A day of awareness and training for frontline teams
an initiative to strengthen the support of complex care in hospitals
Following exchanges between one of the MUSCO working groups working on the subject and the SPORC ((Sainte-Justine Pediatric Orthopaedic Review Cours) working group, which had the same ambition, the idea of a frontline pediatric orthopedic day took shape with a program that was thought out by a merged MUSCO-SPORC working committee. As a reminder, as part of the Training Plan – Medical Component, MUSCO has been supporting the organization of post-SPORC days for several years, which complement the SPORC training for orthopedic residents.
On February 24, 2023, more than 300 professionals (general practitioners, nurses, pediatricians, residents and rehabilitation professionals) with an interest in pediatric orthopedics registered to update themselves and/or learn more about the musculoskeletal problems frequently encountered in newborns, children and adolescents.

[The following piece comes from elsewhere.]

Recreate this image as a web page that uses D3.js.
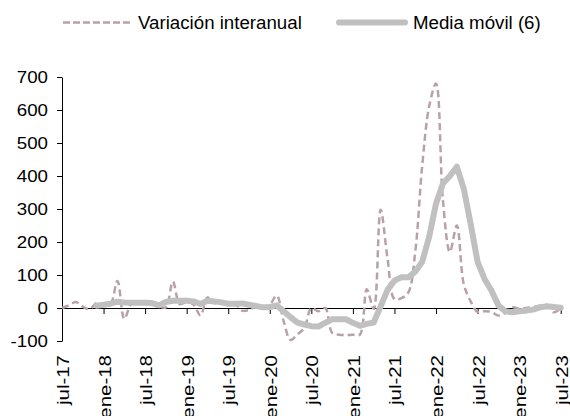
<!DOCTYPE html>
<html>
<head>
<meta charset="utf-8">
<script src="https://cdn.jsdelivr.net/npm/d3@7"></script>
<style>
  body { margin: 0; background: #fff; }
  svg { display: block; font-family: "Liberation Sans", Arial, sans-serif; }
</style>
</head>
<body>
<svg id="chart" width="570" height="416"></svg>
<script>
// months jul-17 .. jul-23
var months = ["jul-17","ago-17","sep-17","oct-17","nov-17","dic-17",
  "ene-18","feb-18","mar-18","abr-18","may-18","jun-18","jul-18","ago-18","sep-18","oct-18","nov-18","dic-18",
  "ene-19","feb-19","mar-19","abr-19","may-19","jun-19","jul-19","ago-19","sep-19","oct-19","nov-19","dic-19",
  "ene-20","feb-20","mar-20","abr-20","may-20","jun-20","jul-20","ago-20","sep-20","oct-20","nov-20","dic-20",
  "ene-21","feb-21","mar-21","abr-21","may-21","jun-21","jul-21","ago-21","sep-21","oct-21","nov-21","dic-21",
  "ene-22","feb-22","mar-22","abr-22","may-22","jun-22","jul-22","ago-22","sep-22","oct-22","nov-22","dic-22",
  "ene-23","feb-23","mar-23","abr-23","may-23","jun-23","jul-23"];

var variacion = [0, 8, 18, 4, -3, 15,
  8, 12, 82, -33, 12, 15, 18, 14, 5, 2, 80, 12,
  18, 10, -23, 32, 15, 18, 10, 12, -8, -6, 5, 2,
  10, 38, -40, -97, -80, -60, 0, -10, 0, -75, -81, -82,
  -81, -81, 57, -3, 298, 150, 27, 30, 47, 170, 430, 610,
  680, 325, 170, 250, 73, 20, -12, -10, -12, -23, -15, 2,
  -2, 0, 3, 7, 9, -13, -2];

var mediaMovil = [null, null, null, null, null, 7,
  10, 13, 19, 17, 16, 16, 16, 15, 8, 18, 22, 22,
  22, 20, 12, 22, 20, 17, 13, 13, 14, 10, 6, 2,
  3, 8, -10, -28, -44, -50, -55, -56, -45, -34, -34, -34,
  -45, -54, -48, -44, 5, 55, 83, 93, 93, 110, 140, 215,
  316, 377, 400, 428, 362, 255, 140, 88, 53, 8, -10, -13,
  -10, -8, -5, 2, 5, 3, 1];

var xTickLabels = ["jul-17","ene-18","jul-18","ene-19","jul-19","ene-20","jul-20",
  "ene-21","jul-21","ene-22","jul-22","ene-23","jul-23"];
var yTicks = [-100, 0, 100, 200, 300, 400, 500, 600, 700];

var dashColor = "#b9a1aa";
var avgColor = "#c0c0c0";

var svg = d3.select("#chart");

var x = d3.scalePoint().domain(months).range([62, 560.7]);
var y = d3.scaleLinear().domain([-100, 700]).range([341, 77]);

// y axis
var yAxis = svg.append("g")
    .attr("transform", "translate(62,0)")
    .call(d3.axisLeft(y).tickValues(yTicks).tickSize(5).tickSizeOuter(0).tickPadding(9)
        .tickFormat(function (d) { return String(d); }));
yAxis.selectAll("text")
    .attr("font-size", 16)
    .attr("fill", "#000")
    .attr("font-family", "Liberation Sans, Arial, sans-serif")
    .attr("transform", function () {
        var xx = +d3.select(this).attr("x");
        return "translate(" + (-xx * 0.17) + ",0) scale(1.17,1)";
    });
yAxis.selectAll("line, path").attr("stroke", "#000");

// x axis on zero line
var xAxis = svg.append("g")
    .attr("transform", "translate(0," + y(0) + ")")
    .call(d3.axisBottom(x).tickValues(xTickLabels).tickSize(6).tickSizeOuter(0).tickFormat(""));
xAxis.selectAll("line, path").attr("stroke", "#000");

// rotated x labels
svg.append("g").selectAll("text")
    .data(xTickLabels)
    .enter()
    .append("text")
    .attr("transform", function (d) { return "translate(" + (x(d) + 7) + ",355) rotate(-90) scale(1.28,1)"; })
    .attr("text-anchor", "end")
    .attr("font-size", 16)
    .attr("fill", "#000")
    .text(function (d) { return d; });

// series
var dashedLine = d3.line()
    .x(function (d, i) { return x(months[i]); })
    .y(function (d) { return y(d); })
    .curve(d3.curveCatmullRom.alpha(0.5));

var avgLine = d3.line()
    .defined(function (d) { return d !== null; })
    .x(function (d, i) { return x(months[i]); })
    .y(function (d) { return y(d); });

svg.append("path")
    .datum(variacion)
    .attr("d", dashedLine)
    .attr("fill", "none")
    .attr("stroke", dashColor)
    .attr("stroke-width", 2.5)
    .attr("stroke-dasharray", "7,4");

svg.append("path")
    .datum(mediaMovil)
    .attr("d", avgLine)
    .attr("fill", "none")
    .attr("stroke", avgColor)
    .attr("stroke-width", 6)
    .attr("stroke-linejoin", "round")
    .attr("stroke-linecap", "round");

// legend
var legend = svg.append("g");
legend.append("line")
    .attr("x1", 63).attr("x2", 130).attr("y1", 22.5).attr("y2", 22.5)
    .attr("stroke", dashColor).attr("stroke-width", 2.5).attr("stroke-dasharray", "7,3");
legend.append("text")
    .attr("x", 138).attr("y", 29)
    .attr("font-size", 18.7)
    .attr("fill", "#000")
    .text("Variación interanual");
legend.append("line")
    .attr("x1", 339).attr("x2", 405).attr("y1", 22.5).attr("y2", 22.5)
    .attr("stroke", avgColor).attr("stroke-width", 6).attr("stroke-linecap", "round");
legend.append("text")
    .attr("x", 413).attr("y", 29)
    .attr("font-size", 18.7)
    .attr("fill", "#000")
    .text("Media móvil (6)");
</script>
</body>
</html>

Among the ten or so conferences on the program that they were able to attend virtually or in person at the CHU Sainte-Justine were: foot problems in newborns, angular and rotational deformities in newborns and children, hip problems in children and adolescents, lameness, knee injuries and concussions.
This type of event is of particular importance to the organizing committee, which includes Éliane Rioux-Trottier, Marie-Lyne Nault, and Peter Glavas, Orthopaedic Surgeons at CHU Sainte-Justine, as well as Reggie Hamdy, Orthopaedic Surgeon at the Shriners Hospitals for Children — Canada. “Sharing knowledge between different healthcare professionals is essential for optimal patient care,” explains Éliane Rioux-Trottier, “In this regard, the event organized by SPORC and MUSCO allows health professionals working with a pediatric population to learn about the most common musculoskeletal pathologies and thus optimize the management of these patients from their first contact with a health professional. This minimizes the time between initial presentation and treatment.”
This co-organized day has the advantage of equipping frontline health professionals with the tools they need to determine when to refer the patient for musculoskeletal pathologies that they may encounter most frequently, thus allowing for a more judicious use of resources and a better knowledge of the management requiring an orthopaedic consultation: “By making primary care physicians more confident in their conduct towards musculoskeletal pathologies, children requiring tertiary care will be more quickly managed and treated,” summarizes Marie-Lyne Nault.
A first experience of sharing that will certainly bear fruit and be repeated in the future!